What seems to have happened, instead of my original fear, is practically the exact opposite. That I am held in higher regard because I am a walking Google. Again, please stop thinking that I view myself as the exulted mighty trivia brain upon high with a menacing store of facts that has the ability to permeate the thoughts of others with a single glance. Although…….

Instead of this fun scenario, life has just continued on with more of the random questions. I’m guessing this is because often I give you a quick and easy answer. Hey, I’m too lazy to look something up so let me ask my friend David, gimme a sec. Much easier than scrolling though Google results wondering which link holds the key to the question of the moment. Or at least scrolling the first page of Google results. There are many times I wonder what percentage of people ever click on page two or beyond. I should Google that.


But has a new foe arrived on the scene? A new simplified version of Google? Hey Google? Alexa? The forgotten old lady Siri? I think maybe yes and no. These devices wouldn’t have reached their level of ubiquitousness without providing services and information that people actually use. However, the level of knowledge gleaned from using them as a resource seems to be quite superficial. How short is Tom Cruise? What is the speed of sound?
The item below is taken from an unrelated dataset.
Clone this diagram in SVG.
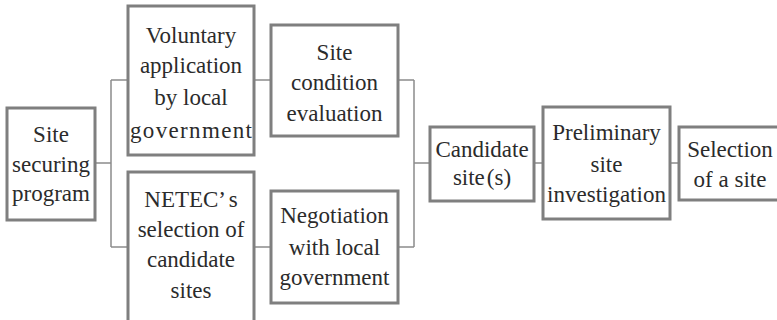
<svg xmlns="http://www.w3.org/2000/svg" width="777" height="320" viewBox="0 0 777 320">
<style>
.box{fill:#fff;stroke:#7f7f7f;stroke-width:3}
.con{fill:none;stroke:#8c8c8c;stroke-width:1.5}
.t text{font-family:'Liberation Serif','Times New Roman',serif;font-size:23px;fill:#2b2b2b;text-anchor:middle}
</style>
<rect width="777" height="320" fill="#fff"/>
<g id="connectors">
<path class="con" d="M95,163H111M111,80V247M111,80H128M111,247H128"/>
<path class="con" d="M254,80H271M254,247H271"/>
<path class="con" d="M398,80H414M398,247H414M414,80V247M414,163H430"/>
<path class="con" d="M534,163H543M670,163H679"/>
</g>
<g id="site-securing-program" class="t">
<rect class="box" x="7" y="108" width="88" height="112"/>
<text x="51" y="142">Site</text>
<text x="51" y="172">securing</text>
<text x="51" y="201">program</text>
</g>
<g id="voluntary-application" class="t">
<rect class="box" x="128" y="6" width="126" height="149"/>
<text x="191" y="43">Voluntary</text>
<text x="191" y="73">application</text>
<text x="191" y="105">by  local</text>
<text x="191" y="138" textLength="122" lengthAdjust="spacing">government</text>
</g>
<g id="netec-selection" class="t">
<rect class="box" x="128" y="172" width="126" height="156"/>
<text x="191" y="207">NETEC’<tspan dx="4">s</tspan></text>
<text x="191" y="237">selection  of</text>
<text x="191" y="267">candidate</text>
<text x="191" y="298">sites</text>
</g>
<g id="site-condition-evaluation" class="t">
<rect class="box" x="271" y="25" width="127" height="111"/>
<text x="334.5" y="60">Site</text>
<text x="334.5" y="90">condition</text>
<text x="334.5" y="121">evaluation</text>
</g>
<g id="negotiation" class="t">
<rect class="box" x="271" y="191" width="127" height="112"/>
<text x="334.5" y="223">Negotiation</text>
<text x="334.5" y="255">with  local</text>
<text x="334.5" y="285">government</text>
</g>
<g id="candidate-sites" class="t">
<rect class="box" x="430" y="127" width="104" height="74"/>
<text x="482" y="157">Candidate</text>
<text x="482" y="185">site<tspan dx="2">(s)</tspan></text>
</g>
<g id="preliminary-site-investigation" class="t">
<rect class="box" x="543" y="107" width="127" height="112"/>
<text x="606.5" y="140">Preliminary</text>
<text x="606.5" y="172">site</text>
<text x="606.5" y="202">investigation</text>
</g>
<g id="selection-of-a-site" class="t">
<rect class="box" x="679" y="127" width="110" height="73"/>
<text x="730" y="157">Selection</text>
<text x="730" y="187">of  a  site</text>
</g>
</svg>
Why do people read soup cans? Basic stuff like that. Questions that require a more nuanced response, or a little more comprehensive understanding, can’t really be answered yet through this technology. Don’t worry though. That will be the job of Ask Jeeves 2.0, your personal companion of the future that keeps you company on those cold winter nights.

After living in the age of Google for quite some time, and observing how my particular brand of knowledge works within the current world, I’ve anecdotally noticed that people seem to not know the answers to some really common questions. Some of it being stupid trivia, but other stuff that I think people would have simply picked up and retained along the way. How many cups in a litre? Cinnamon ChallengeHow long is my leftover pizza good for? Is it safe to eat a spoonful of cinnamon? Basic things like that.

My guy on the couch hypothesis from all of this is that, with the assumption that all the answers are within a finger swipe’s distance from us at all times, there has been a certain drop of learning of all kinds of information. Because we know that we can get the answer whenever we want, there is no need to seek out the answer until we encounter the question. As a result, I think there has been a general drop in overall learning and self education with the rise of our connected and on-demand society. The exception to the rule however, is what I call our personal algorithm bubble. Our hyper interests. Think partisan politics, anti-vaxxers, schnauzer-doodle breeding clubs and the like. Our social media and recommended entertainment algorithms have already crammed us into our little bubbles in so many aspects of life, why not for our learning too?

At the end of the day then, I think my little place in the world is safe for now. I wouldn’t argue our world is necessarily getting stupider, like many people like to think. I instead think our learning has become very specific and particular to ourselves. And as the Jeopardy! guy in the room I’ll take that just fine. But really, do you have to keep asking me about the weather? It’s one swipe away people. One swipe.